Hearing the television clearly

People often ask whether the phone can send the television to their aids too, and the answer is that the television is usually a separate arrangement. Rather than going through the phone, a small streamer box connects the TV directly to your hearing aids, so the show comes into your ears at a volume that suits you while everyone else keeps the room at a level they like. It ends the old argument over the remote, gently. Setting up a TV streamer is its own small job, and it is one we are very happy to arrange alongside the phone.

A gentle word on what we do and do not touch

It is worth saying plainly. Everything on this page is about the connection between your phone and your aids, and none of it changes how your hearing aids are tuned. The settings that decide how loud different sounds are, and how your aids are shaped to your hearing, belong to your audiologist, and that is exactly where they should stay. Think of our part as the plumbing that carries the sound, and their part as the careful tuning of what you hear. We are glad to handle all the phone and connection side so the two work together nicely.

Let us set it up with you, calmly

If pairing, calls and the one-ear puzzle feel like a lot to face alone, this is exactly the kind of thing we sort out gently and for good. We pair your aids properly, get calls and music flowing to your ears, and make sure both sides work so you never fight with one-ear silence again. Get in touch and we will walk through it with you at your own pace. New to all this? Start with our guide on where to start with tech help.

Frequently asked questions

How do I connect my hearing aids to my phone?

You connect them over Bluetooth, which is just the phone's way of talking to nearby devices without a cable. Open a fresh battery or fully charge the aids, put them in, then open the pairing screen on your phone and follow the prompts. On an iPhone this lives under Accessibility, and on an Android phone under the Bluetooth or connected devices settings. Once they pair the first time, they reconnect on their own every day after that.

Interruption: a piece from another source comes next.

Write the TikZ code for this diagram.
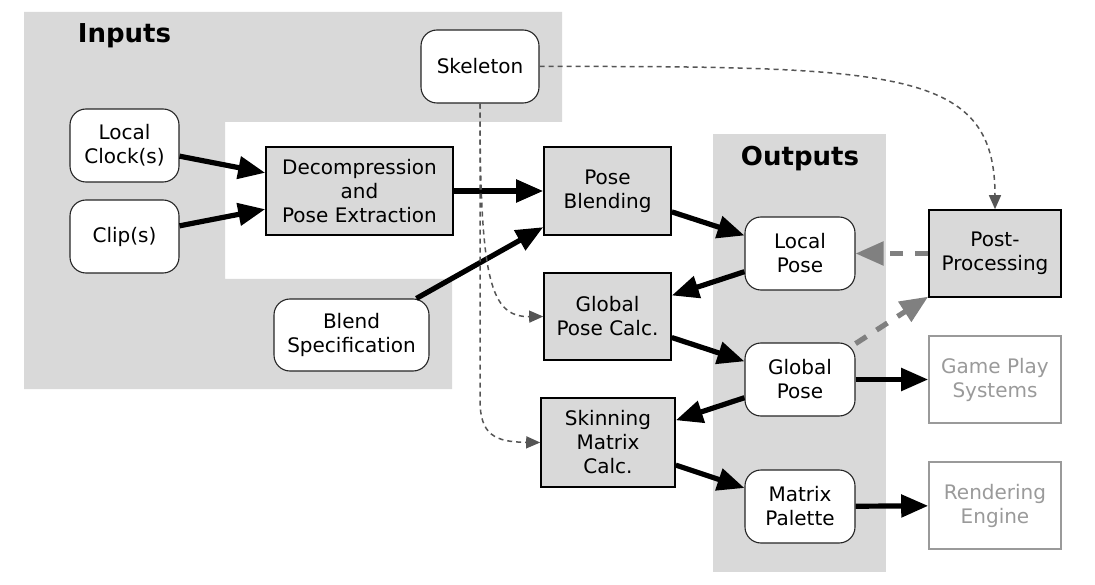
\documentclass[tikz,border=0pt]{standalone}
\usepackage{fontspec}
\setmainfont{DejaVu Sans}
\usetikzlibrary{arrows.meta}
\definecolor{panel}{HTML}{D9D9D9}
\definecolor{dimtext}{HTML}{9A9A9A}
\definecolor{thindash}{HTML}{555555}
\definecolor{thickdash}{HTML}{808080}
\tikzset{
  stepbox/.style={rectangle, draw=black, line width=1.6pt, fill=panel, align=center, inner sep=0pt},
  databox/.style={rectangle, rounded corners=16pt, draw=black!85, line width=1.1pt, fill=white, align=center, inner sep=0pt},
  sinkbox/.style={rectangle, draw=dimtext, line width=1.6pt, fill=white, text=dimtext, align=center, inner sep=0pt},
  flow/.style={line width=5.2pt, -{Triangle[length=27pt,width=22pt]}},
  feedback/.style={draw=thickdash, line width=5.2pt, dash pattern=on 13pt off 12pt, -{Triangle[length=28pt,width=23pt,fill=thickdash]}},
  skelref/.style={draw=thindash, line width=1.5pt, dash pattern=on 5pt off 4pt, -{Triangle[length=14pt,width=12pt,fill=thindash]}},
  title/.style={font=\fontsize{26}{30}\selectfont\bfseries}
}
\begin{document}
\begin{tikzpicture}[x=1pt, y=-1pt, font=\fontsize{20}{24}\selectfont]
\useasboundingbox (0,0) rectangle (1095,585);

% shaded panels
\fill[panel] (24,12) -- (562,12) -- (562,122) -- (225,122) -- (225,279)
  -- (452,279) -- (452,389) -- (24,389) -- cycle;
\fill[panel] (713,134) rectangle (886,572);

\node[title] (inputs) at (124.5,36) {Inputs};
\node[title] (outputs) at (800,159) {Outputs};

% inputs
\node[databox, minimum width=118pt, minimum height=73pt] (skel) at (480,66.5) {Skeleton};
\node[databox, minimum width=109pt, minimum height=73pt] (lc) at (124.5,145.5) {Local\\Clock(s)};
\node[databox, minimum width=109pt, minimum height=73pt] (clip) at (124.5,236.5) {Clip(s)};
\node[databox, minimum width=155pt, minimum height=72pt] (bs) at (351.5,335) {Blend\\Specification};

% processing steps
\node[stepbox, minimum width=187pt, minimum height=88pt] (dec) at (359.5,191) {Decompression\\and\\Pose Extraction};
\node[stepbox, minimum width=127pt, minimum height=88pt] (pb) at (607.5,191) {Pose\\Blending};
\node[stepbox, minimum width=127pt, minimum height=87pt] (gpc) at (607.5,316.5) {Global\\Pose Calc.};
\node[stepbox, minimum width=134pt, minimum height=89pt] (skin) at (608,442.5) {Skinning\\Matrix\\Calc.};
\node[stepbox, minimum width=132pt, minimum height=87pt] (pp) at (995,253.5) {Post-\\Processing};

% outputs
\node[databox, minimum width=110pt, minimum height=73pt] (lp) at (800,253.5) {Local\\Pose};
\node[databox, minimum width=110pt, minimum height=73pt] (gp) at (800,379.5) {Global\\Pose};
\node[databox, minimum width=110pt, minimum height=73pt] (mp) at (800,506.5) {Matrix\\Palette};

% consumers
\node[sinkbox, minimum width=132pt, minimum height=87pt] (gps) at (995,379.5) {Game Play\\Systems};
\node[sinkbox, minimum width=132pt, minimum height=87pt] (re) at (995,505.5) {Rendering\\Engine};

% main data flow
\draw[flow] (lc) -- (dec);
\draw[flow] (clip) -- (dec);
\draw[flow] (dec) -- (pb);
\draw[flow] (bs) -- (pb);
\draw[flow] (pb) -- (lp);
\draw[flow] (lp) -- (gpc);
\draw[flow] (gpc) -- (gp);
\draw[flow] (gp) -- (skin);
\draw[flow] (skin) -- (mp);
\draw[flow] (gp) -- (gps);
\draw[flow] (mp) -- (re);

% optional post-processing loop
\draw[feedback] (pp) -- (lp);
\draw[feedback] (gp) -- (pp);

% skeleton references
\draw[skelref] (skel.east) .. controls (900,66) and (995,70) .. (pp.north);
\draw[skelref] (skel.south) .. controls (480,280) and (490,317) .. (gpc.west);
\draw[skelref] (skel.south) -- (480,400) .. controls (480,435) and (495,442) .. (skin.west);
\end{tikzpicture}
\end{document}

Why can I only hear through one ear?

This is very common and almost always easy to fix. Usually one aid has lost its connection or its battery has run low, so start by checking both aids are on and charged. If both are fine, turn Bluetooth off and back on, or take both aids out of the case and put them back in so they pair together again. If one side still stays silent, forgetting the aids on the phone and pairing them fresh almost always brings both ears back.

Will phone calls come through my hearing aids?

Yes, once your aids are paired, calls can go straight into your ears so you hear the other person clearly without holding the phone up. On most modern aids the call routes to them automatically when it comes in. If a call ever comes out of the phone's own speaker instead, there is a small audio button on the call screen that lets you send the sound to your hearing aids.

Do all hearing aids work with a phone?

Most hearing aids made in recent years connect to a phone over Bluetooth, but some older ones do not, and a few need a small extra gadget to bridge the gap. If your aids came with their own app, that is a good sign they will connect. If you are unsure, the make and model of your aids will tell us, and we are happy to check for you before you spend time trying.

Can I listen to music and the TV through my hearing aids?

Yes, anything the phone plays can go straight to your ears once the aids are paired, so music, radio, videos and podcasts all come through clearly. For the television, the phone is not usually involved; instead a small streamer box connects the TV to your aids, and that is a separate setup we are glad to help arrange so the sound is clear without turning the volume up for everyone else.

Can you help me set my hearing aids up over the phone?

Yes, this is one of the calmest things to sort out together, and we do it gently at your pace. We pair the aids properly, get calls and music flowing to your ears, and fix the one-ear problem so both sides work. We do not adjust the hearing settings themselves, as that is your audiologist's work, but everything about the phone connection we can set up. We help older Australians by phone and safe remote support nationwide.